|The Forbidden Territory;
Century Hutchinson, London, March 1988
IT is fitting that the first title in this new edition of my late father’s novels should be The Forbidden Territory as this was the first of his books to be published. He had written a number of short stories which had been published in Nash’s Magazine, but it was after his Mayfair wine merchant business failed during the Depression that he had the time to write a full-length novel in 1933. It was an instant success and he was very proud that it was reprinted seven times in seven weeks, thus putting him firmly on the road as a ‘best-seller’. He wrote more than fifty novels and, although he became so well-known for his Black Magic books, there were only nine Black Magic titles and he was basically a writer of exciting adventure stories.
When The Forbidden Territory was written, it was only fifteen years since the Russian Revolution and very few people had yet visited Soviet Russia. Many readers were convinced that my father must have been there because the descriptions were so accurate and authentic. In fact he had not and as far as I know never visited Russia, but I think that part of his success lay in his insistence on detail and accuracy and he spent a great deal of time researching his books—especially the Roger Brook historical novels about the French Revolution and Napoleonic Wars, a period in which he had a particular interest.
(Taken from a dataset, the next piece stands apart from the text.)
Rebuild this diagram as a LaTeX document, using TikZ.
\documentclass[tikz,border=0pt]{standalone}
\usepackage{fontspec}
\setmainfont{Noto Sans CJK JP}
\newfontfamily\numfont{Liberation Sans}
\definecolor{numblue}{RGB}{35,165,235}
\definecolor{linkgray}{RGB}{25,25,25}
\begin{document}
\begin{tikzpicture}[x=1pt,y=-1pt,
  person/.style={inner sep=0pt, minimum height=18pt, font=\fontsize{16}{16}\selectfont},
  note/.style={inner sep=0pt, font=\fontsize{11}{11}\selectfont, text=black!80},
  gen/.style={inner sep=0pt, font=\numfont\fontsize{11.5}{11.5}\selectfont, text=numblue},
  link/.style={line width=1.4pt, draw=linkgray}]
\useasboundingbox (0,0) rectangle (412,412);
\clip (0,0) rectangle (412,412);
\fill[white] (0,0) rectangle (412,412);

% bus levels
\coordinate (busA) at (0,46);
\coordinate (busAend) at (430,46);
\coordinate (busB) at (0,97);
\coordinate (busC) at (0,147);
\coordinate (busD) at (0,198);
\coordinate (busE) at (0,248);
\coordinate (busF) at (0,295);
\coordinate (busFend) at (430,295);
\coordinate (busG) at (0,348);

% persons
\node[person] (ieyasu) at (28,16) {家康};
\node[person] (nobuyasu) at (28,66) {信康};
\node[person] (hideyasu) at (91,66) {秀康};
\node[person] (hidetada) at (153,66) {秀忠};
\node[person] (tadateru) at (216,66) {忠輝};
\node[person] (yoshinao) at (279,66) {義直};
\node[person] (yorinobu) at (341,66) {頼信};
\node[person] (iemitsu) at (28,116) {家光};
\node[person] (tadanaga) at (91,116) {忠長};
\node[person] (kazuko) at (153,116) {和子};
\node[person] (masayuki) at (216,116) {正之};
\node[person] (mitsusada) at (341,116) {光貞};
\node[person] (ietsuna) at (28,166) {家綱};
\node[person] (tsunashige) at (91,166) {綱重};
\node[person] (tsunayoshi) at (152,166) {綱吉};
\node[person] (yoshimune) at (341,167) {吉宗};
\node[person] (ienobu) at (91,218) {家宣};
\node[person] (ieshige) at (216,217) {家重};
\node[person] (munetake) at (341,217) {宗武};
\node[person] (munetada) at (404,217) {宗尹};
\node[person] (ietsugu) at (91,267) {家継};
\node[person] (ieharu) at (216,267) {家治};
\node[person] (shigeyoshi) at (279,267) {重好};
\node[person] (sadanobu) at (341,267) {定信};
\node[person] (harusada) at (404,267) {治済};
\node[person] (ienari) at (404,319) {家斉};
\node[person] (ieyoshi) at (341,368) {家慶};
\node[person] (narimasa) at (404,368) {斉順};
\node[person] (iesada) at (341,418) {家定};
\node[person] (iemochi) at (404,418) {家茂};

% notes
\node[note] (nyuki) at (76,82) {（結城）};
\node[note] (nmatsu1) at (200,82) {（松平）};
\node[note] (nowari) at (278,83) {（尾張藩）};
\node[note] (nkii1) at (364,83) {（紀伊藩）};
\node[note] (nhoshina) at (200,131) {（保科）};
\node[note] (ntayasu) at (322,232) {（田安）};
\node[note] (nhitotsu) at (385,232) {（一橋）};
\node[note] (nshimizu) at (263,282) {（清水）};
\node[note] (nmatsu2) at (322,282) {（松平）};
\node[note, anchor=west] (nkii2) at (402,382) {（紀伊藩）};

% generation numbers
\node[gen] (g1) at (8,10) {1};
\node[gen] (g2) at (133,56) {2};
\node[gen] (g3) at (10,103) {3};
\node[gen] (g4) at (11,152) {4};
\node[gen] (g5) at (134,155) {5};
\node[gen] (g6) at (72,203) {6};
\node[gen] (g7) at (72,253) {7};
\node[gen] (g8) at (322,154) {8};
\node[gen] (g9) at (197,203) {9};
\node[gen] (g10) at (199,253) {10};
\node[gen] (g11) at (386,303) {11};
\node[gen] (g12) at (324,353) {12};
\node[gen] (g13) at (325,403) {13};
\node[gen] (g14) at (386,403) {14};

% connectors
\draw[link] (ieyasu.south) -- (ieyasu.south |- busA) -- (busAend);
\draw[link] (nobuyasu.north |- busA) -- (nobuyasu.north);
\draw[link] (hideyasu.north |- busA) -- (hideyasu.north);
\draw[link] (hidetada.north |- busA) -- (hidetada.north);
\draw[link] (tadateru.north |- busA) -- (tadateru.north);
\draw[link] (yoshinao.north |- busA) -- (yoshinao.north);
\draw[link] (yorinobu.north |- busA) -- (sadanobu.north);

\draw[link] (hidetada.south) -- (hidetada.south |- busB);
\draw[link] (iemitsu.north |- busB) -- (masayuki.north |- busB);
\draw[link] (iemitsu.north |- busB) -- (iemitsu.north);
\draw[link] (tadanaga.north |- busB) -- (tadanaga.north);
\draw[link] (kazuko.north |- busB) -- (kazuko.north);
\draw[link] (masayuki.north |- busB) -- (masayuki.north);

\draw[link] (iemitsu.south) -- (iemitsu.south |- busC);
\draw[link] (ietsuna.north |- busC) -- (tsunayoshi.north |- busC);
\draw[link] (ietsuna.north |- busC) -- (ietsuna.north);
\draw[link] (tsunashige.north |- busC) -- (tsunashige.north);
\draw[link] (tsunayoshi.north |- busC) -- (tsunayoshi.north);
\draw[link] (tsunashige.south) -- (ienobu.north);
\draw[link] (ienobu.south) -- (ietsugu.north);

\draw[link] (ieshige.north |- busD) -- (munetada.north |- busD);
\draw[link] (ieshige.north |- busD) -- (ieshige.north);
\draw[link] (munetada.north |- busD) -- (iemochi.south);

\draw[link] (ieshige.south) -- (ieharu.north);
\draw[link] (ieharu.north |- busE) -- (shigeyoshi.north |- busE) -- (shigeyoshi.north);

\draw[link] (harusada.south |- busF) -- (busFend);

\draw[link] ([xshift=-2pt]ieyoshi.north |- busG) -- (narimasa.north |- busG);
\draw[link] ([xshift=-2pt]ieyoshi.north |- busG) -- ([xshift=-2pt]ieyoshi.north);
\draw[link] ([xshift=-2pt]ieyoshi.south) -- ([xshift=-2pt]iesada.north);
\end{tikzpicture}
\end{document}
My father was always a voracious reader and already had a large library before he became an author. One of his favourites was Dumas and it is no secret that his first set of characters, the Duke de Reichleau and his three friends of widely varying backgrounds, is based on the ‘Three Musketeers’ with their motto: ‘All for one and one for all’. The Duke is an exiled French nobleman with Russian connections, Richard Eaton is the typical upper-class Englishman, Simon Aron the artistic aesthetic Jew, while Rex van Ryn is the millionaire New York playboy—the scion of one of the great New Amsterdam founding families. In the series of de Reichleau books each of these characters in turn gets into some sort of trouble and the others come to the rescue. In The Golden Spaniard two of the friends are on the Government side and the other two on the side of the Rebels, while the heroine of this novel turns out to be the Duke’s illegitimate daughter and the story of her birth is told in one of the flashbacks, Vendetta in Spain. There are two other flashbacks: The Prisoner in the Mask which describes the young Duke’s early life as a French Army officer and his exile as a result of a Royalist plot; while The Second Seal is set in 1914 and describes the events leading up to and including the early part of the Great War. My father thought this was his best book and was very proud that Kurt Hahn, the founder of Gordonstoun, considered it was the best easily-digested history of these events and ordered copies for all his students.
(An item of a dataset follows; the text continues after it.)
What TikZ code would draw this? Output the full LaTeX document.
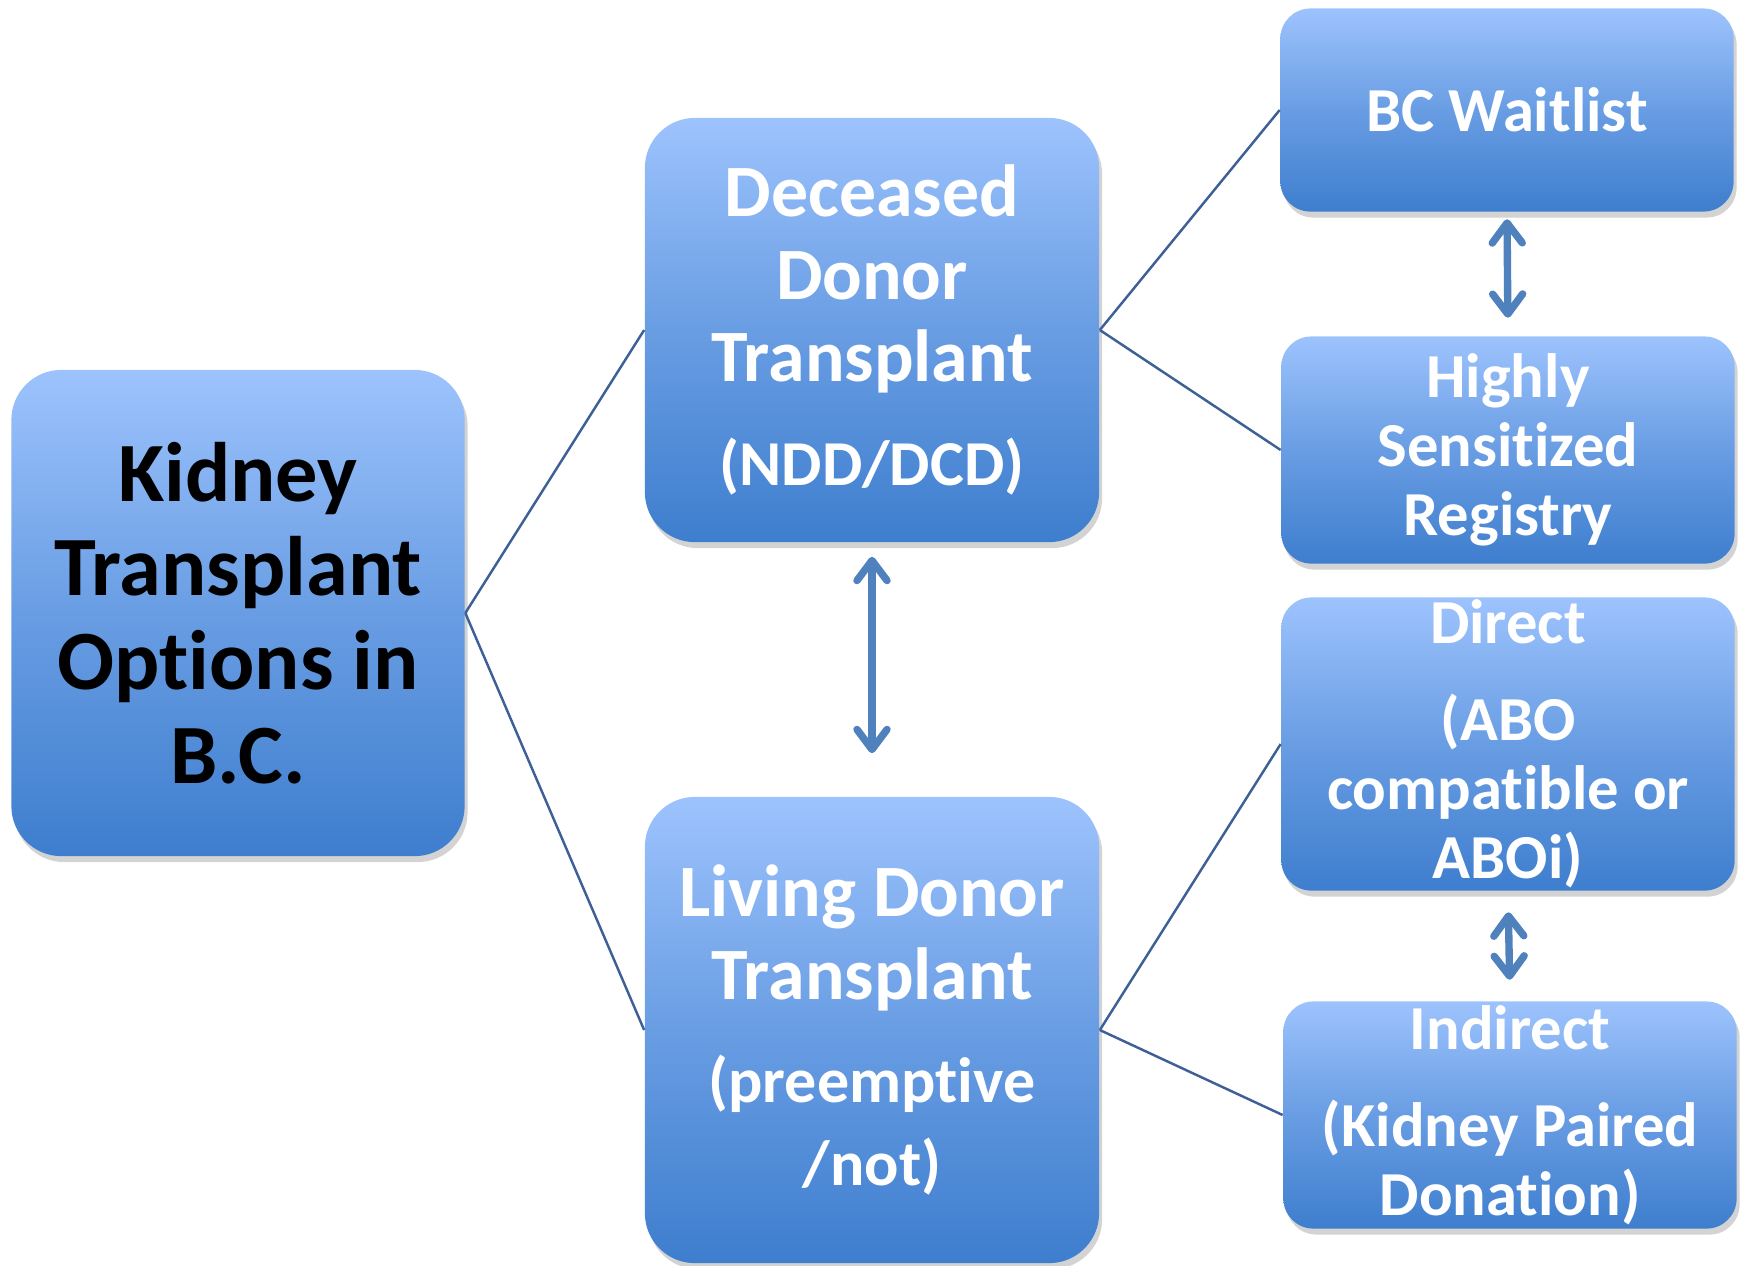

It may be of interest that my father’s first manuscript to be accepted by Hutchinson was Three Inquisitive People, a detective story about the Duke and his friends and quite unlike any of the other books. However, before it could be published he followed up with the manuscript of The Forbidden Territory which was so much better that it was published instead; and the former was not published until the war years when my father was on the Deception Planning Staff and had no time to write novels.
In contrast to the recent so-called ‘kitchen sink’ tradition of realism, my father always maintained that ordinary people, many of whom were leading rather dull lives, liked to read about dukes and princesses rather than factory workers and housemaids. He certainly had plenty of ‘love interest’ in his stories, but it was not crude. I suspect that the tide may be turning and that young people are at last returning to a more romantic concept of love.
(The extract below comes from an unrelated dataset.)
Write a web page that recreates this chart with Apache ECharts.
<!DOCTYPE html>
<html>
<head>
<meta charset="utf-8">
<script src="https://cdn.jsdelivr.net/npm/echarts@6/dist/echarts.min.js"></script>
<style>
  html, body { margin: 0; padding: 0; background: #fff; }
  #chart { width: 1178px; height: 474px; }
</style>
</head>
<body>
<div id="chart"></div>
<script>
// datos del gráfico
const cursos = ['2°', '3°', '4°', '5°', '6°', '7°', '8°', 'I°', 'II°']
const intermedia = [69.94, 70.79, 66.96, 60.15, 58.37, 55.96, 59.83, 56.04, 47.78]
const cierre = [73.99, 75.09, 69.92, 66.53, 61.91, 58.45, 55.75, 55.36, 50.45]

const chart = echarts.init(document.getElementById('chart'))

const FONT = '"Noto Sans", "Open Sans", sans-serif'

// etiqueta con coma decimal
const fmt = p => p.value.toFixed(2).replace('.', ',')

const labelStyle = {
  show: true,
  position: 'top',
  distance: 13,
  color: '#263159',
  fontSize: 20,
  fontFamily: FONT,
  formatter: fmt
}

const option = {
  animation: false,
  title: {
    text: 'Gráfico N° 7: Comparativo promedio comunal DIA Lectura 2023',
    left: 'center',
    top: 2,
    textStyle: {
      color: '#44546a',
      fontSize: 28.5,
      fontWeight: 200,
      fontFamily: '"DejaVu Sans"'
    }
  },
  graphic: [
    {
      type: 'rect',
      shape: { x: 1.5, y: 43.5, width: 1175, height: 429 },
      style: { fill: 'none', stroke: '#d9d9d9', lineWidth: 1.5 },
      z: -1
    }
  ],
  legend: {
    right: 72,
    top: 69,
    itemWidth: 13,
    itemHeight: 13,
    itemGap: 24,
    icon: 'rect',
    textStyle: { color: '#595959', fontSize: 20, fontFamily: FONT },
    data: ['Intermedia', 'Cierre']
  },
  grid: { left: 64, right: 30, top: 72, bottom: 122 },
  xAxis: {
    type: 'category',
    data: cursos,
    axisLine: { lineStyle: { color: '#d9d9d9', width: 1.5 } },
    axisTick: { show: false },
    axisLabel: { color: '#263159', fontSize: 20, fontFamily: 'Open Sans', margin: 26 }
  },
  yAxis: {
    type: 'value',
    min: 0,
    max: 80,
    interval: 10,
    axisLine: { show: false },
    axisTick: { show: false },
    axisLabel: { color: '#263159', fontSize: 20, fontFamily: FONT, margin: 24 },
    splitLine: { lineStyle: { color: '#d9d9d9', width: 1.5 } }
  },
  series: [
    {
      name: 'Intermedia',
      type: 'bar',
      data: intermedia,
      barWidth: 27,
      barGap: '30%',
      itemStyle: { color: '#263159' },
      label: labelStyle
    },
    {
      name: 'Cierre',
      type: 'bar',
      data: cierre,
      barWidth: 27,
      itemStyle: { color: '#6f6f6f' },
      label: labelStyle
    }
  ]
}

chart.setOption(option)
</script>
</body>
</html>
Who were his characters based on? I think we all fantasise ourselves as heroes and perhaps my father would have liked to be the Duke. I am sure the beautiful Lucretia of The Golden Spaniard was based on his much-loved step-daughter, Diana Younger, who designed the covers and end papers of the early books and to whom he dedicated that novel. I must hasten to add that there is no question of Diana having been his illegitimate daughter as my father did not meet her mother until many years after her birth. I do not know who inspired Richard Eaton or Rex van Ryn, but I think that Simon Aron was based on Mervyn Baron—a shy aesthetic friend of my father’s who was not only wealthy but also very generous. I can remember his giving me a very expensive present of a modelling kit for a Bentley when I was far too young to appreciate it. On looking it up I find that The Devil Rides Out, my father’s first Black Magic title in which Simon is ensnared by Black Magicians, is in fact dedicated to Mervyn Baron.
In 1937 when I was fourteen, my father dedicated his latest book to me. It was The Secret War, a book about Mussolini’s attack on Abyssinia. He described me as having just discovered him as an author, but in fact I had discovered him several years before and was an avid reader of his books. After he died in 1977, I re-read each of the series over a period of months and thoroughly enjoyed them ‘second time round’. When I was married in 1949 and I was driving my bride away, my father told me to be sure to enquire at the hotel in Dover where we were spending our first night for a package he had sent there. I duly did so and the package proved to contain a magnum of Veuve Clicquot vintage champagne, a large box of Charbonnel’s chocolates and a signed copy of his latest book! Yes, I did read it during our honeymoon.